- **DATA SEGMENT**
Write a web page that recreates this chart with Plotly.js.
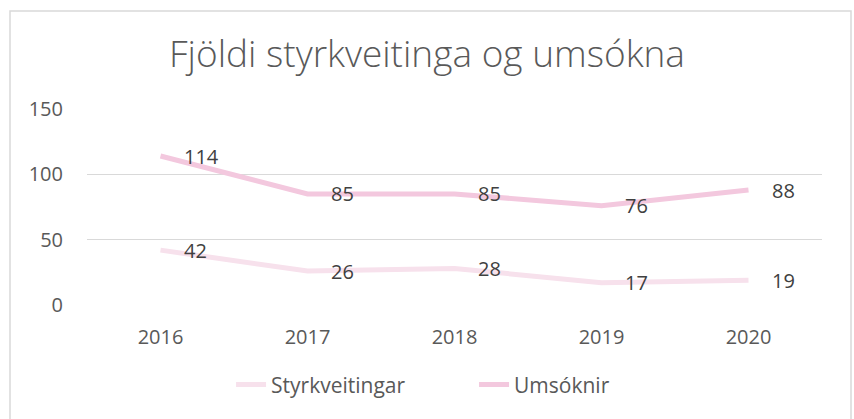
<!DOCTYPE html>
<html>
<head>
<meta charset="utf-8">
<script src="https://cdn.plot.ly/plotly-3.0.1.min.js"></script>
<style>
html,body{margin:0;padding:0;background:#fff;}
#chart{width:854px;height:419px;}
</style>
</head>
<body>
<div id="chart"></div>
<script>
const years = ['2016', '2017', '2018', '2019', '2020'];
const styrkveitingar = [42, 26, 28, 17, 19];
const umsoknir = [114, 85, 85, 76, 88];
const seriesNames = ['Styrkveitingar', 'Umsóknir'];
const yTicks = [0, 50, 100, 150];

const FONT = 'Open Sans, Lato, sans-serif';

const traces = [
  {
    x: years, y: styrkveitingar, name: seriesNames[0],
    type: 'scatter', mode: 'lines',
    line: {color: '#f7e1ec', width: 5}
  },
  {
    x: years, y: umsoknir, name: seriesNames[1],
    type: 'scatter', mode: 'lines',
    line: {color: '#f3c8de', width: 5}
  }
];

function labelAnn(xs, ys) {
  const out = [];
  for (let i = 0; i < xs.length; i++) {
    out.push({
      x: i, y: ys[i], xref: 'x', yref: 'y',
      text: String(ys[i]), showarrow: false,
      xanchor: 'left', yanchor: 'middle', xshift: 21,
      font: {family: FONT, size: 20, color: '#404040'}
    });
  }
  return out;
}

const layout = {
  width: 854, height: 419,
  margin: {l: 87, r: 32, t: 109, b: 114},
  paper_bgcolor: '#fff', plot_bgcolor: '#fff',
  font: {family: FONT, color: '#595959'},
  title: {
    text: 'Fjöldi styrkveitinga og umsókna',
    font: {family: FONT, size: 37, color: '#595959', weight: 300},
    x: 0.5, xanchor: 'center', y: 0.87, yanchor: 'middle', yref: 'container'
  },
  xaxis: {
    type: 'category', range: [-0.5, 4.5],
    showgrid: false, zeroline: false, showline: false,
    ticks: '', ticklabelstandoff: 18,
    tickfont: {family: FONT, size: 20, color: '#595959'}
  },
  yaxis: {
    range: [0, 150], tickvals: yTicks,
    showgrid: true, gridcolor: '#d9d9d9', gridwidth: 1.5,
    zeroline: false, showline: false,
    ticks: '', ticklabelstandoff: 23,
    tickfont: {family: FONT, size: 20, color: '#595959'}
  },
  showlegend: true,
  legend: {
    orientation: 'h', x: 0.196, xanchor: 'left', y: -0.408, yanchor: 'middle',
    font: {family: FONT, size: 21, color: '#595959'},
    entrywidth: 198, entrywidthmode: 'pixels',
    tracegroupgap: 0
  },
  annotations: labelAnn(years, styrkveitingar).concat(labelAnn(years, umsoknir)),
  shapes: [{
    type: 'rect', xref: 'paper', yref: 'paper',
    x0: (10 - 87) / 735, x1: (851 - 87) / 735,
    y0: (305 - 440) / 196, y1: (305 - 11) / 196,
    line: {color: '#d9d9d9', width: 1.5}, fillcolor: 'rgba(0,0,0,0)', layer: 'below'
  }]
};

Plotly.newPlot('chart', traces, layout, {displayModeBar: false, staticPlot: true});
</script>
</body>
</html>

- **THE TASK**
Write out every line of the preceding listing that contains "chart".

- **SOLUTION**
Write a web page that recreates this chart with Plotly.js.
#chart{width:854px;height:419px;}
<div id="chart"></div>
Plotly.newPlot('chart', traces, layout, {displayModeBar: false, staticPlot: true});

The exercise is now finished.